Much of the dialogue is just impossible to take. Anyone doubting me should just attempt to read any of it out loud. I suspect that Asimov wrote down dialogue only once, not to reread it or rewrite it later. Even if he did look at the draft a second time, he clearly did not lavish much attention on it.
The robot Daneel Olivaw is an interesting early fictional robot. Artificial people had, of course, been seen before. In fact, the book widely considered the first SF novel, Mary Shelley's FRANKENSTEIN, concerns the making of an artificial person. And the first SF film was Fritz Lang's METROPOLIS, with its famous female robot. But despite these examples, only a few fictional robots appeared before Asimov began lavishing his love on them. In general, I think Asimov was better in writing about robots in short form rather than in novels. His best work on robots remains the short stories comprising I, ROBOT. Today it is perhaps hard or impossible to recreate the impact reading a story about a robot who could almost pass for human had for readers at the time. When Karel Capek's R.U.R. (the stage play that introduced the word "robot" to the world) was first shown, theater goers were said to respond with shock at the appearance of actors portraying artificial people. But today, after Gort in THE DAY THE EARTH STOOD STILL, Robbie (himself a homage to Asimov) in FORBIDDEN PLANET, Roy Blaty in BLADE RUNNER, Data in STAR TREK: THE NEXT GENERATION, and Six and Sharon in the new BATTLESTAR GALACTICA, we are used to respond to a far more sophisticated form of artificial person. Daneel is curious, but coming after all these other creations, not terribly interesting or impressive. I think the most that we can say is that he must have been fascinating for readers at a different time.

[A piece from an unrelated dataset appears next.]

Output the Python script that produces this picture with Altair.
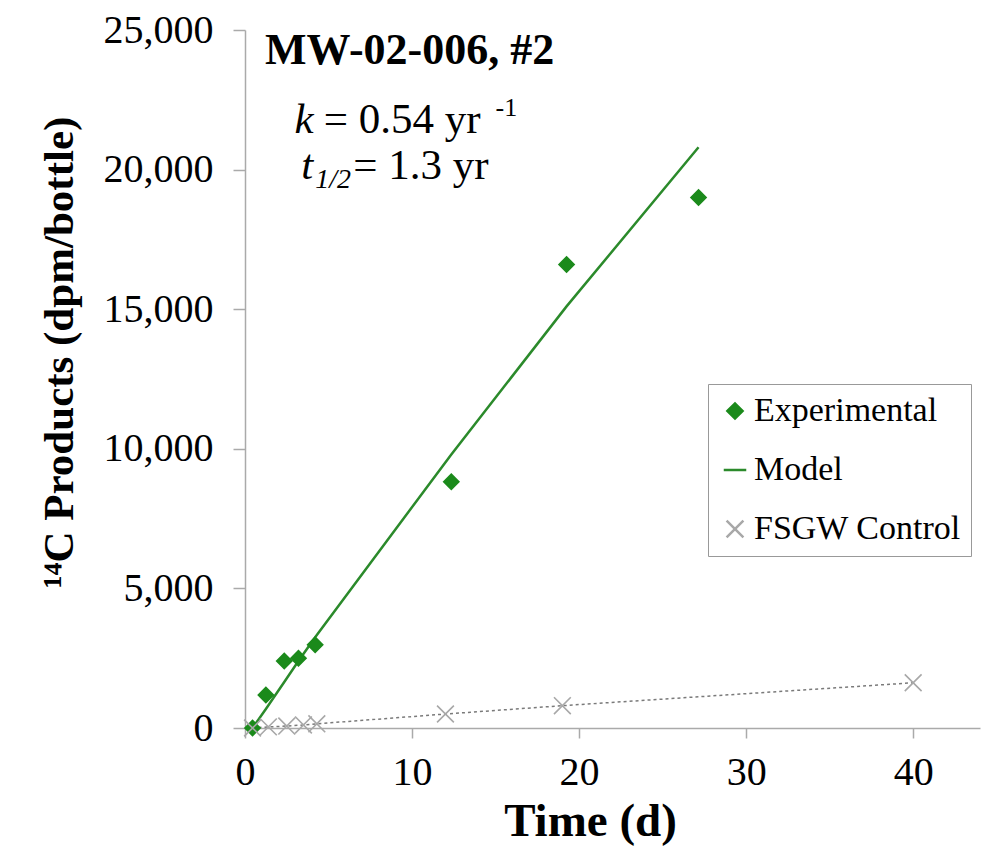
import altair as alt
import pandas as pd

# ---- data ----
exp_t = [0.45, 1.25, 2.35, 3.2, 4.2, 12.35, 19.25, 27.15]
exp_y = [0, 1180, 2400, 2500, 2980, 8820, 16600, 19000]

model_t = [0.45, 1.25, 2.35, 3.2, 4.2, 12.35, 19.25, 27.15]
model_y = [0, 680, 1650, 2400, 3250, 9800, 15100, 20800]

ctrl_t = [0.45, 1.4, 2.5, 3.5, 4.3, 12.0, 19.0, 40.0]
ctrl_y = [0, 40, 70, 110, 150, 500, 800, 1620]

series_names = ["Experimental", "Model", "FSGW Control"]

x_ticks = [0, 10, 20, 30, 40]
y_ticks = [0, 5000, 10000, 15000, 20000, 25000]

ann_bold_text = ["MW-02-006, #2"]
ann_bold_x = [1.2]
ann_bold_y = [24230]

ann_reg_text = ["= 0.54 yr", "= 1.3 yr"]
ann_reg_x = [4.72, 6.48]
ann_reg_y = [21790, 20140]

ann_ital_text = ["k", "t"]
ann_ital_x = [4.1, 4.08]
ann_ital_y = [21790, 20140]

ann_sup_text = ["-1"]
ann_sup_x = [15.0]
ann_sup_y = [22190]

ann_sub_text = ["1/2"]
ann_sub_x = [4.2]
ann_sub_y = [19620]

GREEN = "#1b8a1b"
LINE_GREEN = "#2b8a2b"
GRAY = "#a8a8a8"
FONT = "Liberation Serif"

pts = pd.DataFrame(
    {"t": exp_t + ctrl_t,
     "y": exp_y + ctrl_y,
     "series": ["Experimental"] * len(exp_t) + ["FSGW Control"] * len(ctrl_t)}
)
model_df = pd.DataFrame({"t": model_t, "y": model_y})
ctrl_df = pd.DataFrame({"t": ctrl_t, "y": ctrl_y})

xscale = alt.Scale(domain=[0, 44], nice=False, zero=True)
yscale = alt.Scale(domain=[0, 25000], nice=False)

xaxis = alt.Axis(
    values=x_ticks, title="Time (d)", grid=False,
    labelFont=FONT, labelFontSize=40, labelColor="black", labelPadding=14,
    titleFont=FONT, titleFontSize=47, titleFontWeight="bold", titleColor="black",
    titlePadding=6, titleX=345, tickSize=10, tickColor="#aaaaaa", domainColor="#aaaaaa",
    domainWidth=1.5, tickWidth=1.5, labelFlush=False,
)
yaxis = alt.Axis(
    values=y_ticks, format=",d",
    title="¹⁴C Products (dpm/bottle)", grid=False,
    labelFont=FONT, labelFontSize=40, labelColor="black", labelPadding=20,
    titleFont=FONT, titleFontSize=43, titleFontWeight="bold", titleColor="black",
    titlePadding=22, titleY=322, tickSize=12, tickColor="#aaaaaa", domainColor="#aaaaaa",
    domainWidth=1.5, tickWidth=1.5, labelFlush=False,
)

X = alt.X("t:Q", scale=xscale, axis=xaxis)
Y = alt.Y("y:Q", scale=yscale, axis=yaxis)

model_line = alt.Chart(model_df).mark_line(color=LINE_GREEN, strokeWidth=2.5).encode(x=X, y=Y)
ctrl_line = alt.Chart(ctrl_df).mark_line(color="#7a7a7a", strokeWidth=1.5, strokeDash=[3, 3]).encode(x=X, y=Y)

xpath = "M-0.6,-0.6L0.6,0.6M-0.6,0.6L0.6,-0.6"
linepath = "M-1,0L1,0"
legend = alt.Legend(
    title=None, orient="none", legendX=463, legendY=354,
    labelFont=FONT, labelFontSize=34, labelColor="black", labelLimit=0,
    fillColor="white", strokeColor="#999999", padding=10,
    rowPadding=25, labelOffset=2, symbolStrokeWidth=2.5,
)
points = alt.Chart(pts).mark_point(filled=True, opacity=1, strokeWidth=1.6).encode(
    x=X, y=Y,
    fill=alt.Fill("series:N", scale=alt.Scale(domain=series_names, range=[GREEN, LINE_GREEN, GRAY]), legend=legend),
    stroke=alt.Stroke("series:N", scale=alt.Scale(domain=series_names, range=[GREEN, LINE_GREEN, GRAY]), legend=legend),
    shape=alt.Shape("series:N", scale=alt.Scale(domain=series_names, range=["diamond", linepath, xpath]), legend=legend),
    size=alt.Size("series:N", scale=alt.Scale(domain=series_names, range=[230, 784, 300]), legend=legend),
)


def text_layer(texts, xs, ys, size, weight="normal", style="normal", align="left"):
    df = pd.DataFrame({"t": xs, "y": ys, "label": texts})
    return alt.Chart(df).mark_text(
        font=FONT, fontSize=size, fontWeight=weight, fontStyle=style,
        align=align, baseline="middle", color="black",
    ).encode(x=alt.X("t:Q", scale=xscale), y=alt.Y("y:Q", scale=yscale), text="label:N")


texts = [
    text_layer(ann_bold_text, ann_bold_x, ann_bold_y, 44, weight="bold"),
    text_layer(ann_reg_text, ann_reg_x, ann_reg_y, 43),
    text_layer(ann_ital_text, ann_ital_x, ann_ital_y, 43, style="italic", align="right"),
    text_layer(ann_sup_text, ann_sup_x, ann_sup_y, 26),
    text_layer(ann_sub_text, ann_sub_x, ann_sub_y, 28, style="italic"),
]

chart = alt.layer(model_line, ctrl_line, points, *texts).properties(
    width=735, height=698,
    autosize=alt.AutoSizeParams(type="none"),
    padding={"left": 237, "top": 22, "right": 9, "bottom": 126},
    background="white",
).configure_view(stroke=None)

chart.save("out.html", embed_options={"renderer": "svg", "actions": False})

I'm not sure whether to recommend this or not. Asimov has not garnered much respect from the literary critical community. The brute fact is that he is not a very good writer. Critics have not embraced him like them have Philip K. Dick or Kim Stanley Robinson or Stanislaw Lem or Ursula LeGuin or J. G. Ballard or Marge Piercy. So, I think I can say that if you approach this book as an experienced reader of great general literature, you will find this book to be a thundering disappointment. If you are exclusively a reader of SF and read little or nothing outside the field, go ahead. It isn't the worst book ever written. And it does have the historical importance of laying out one of the first templates for writing about robots.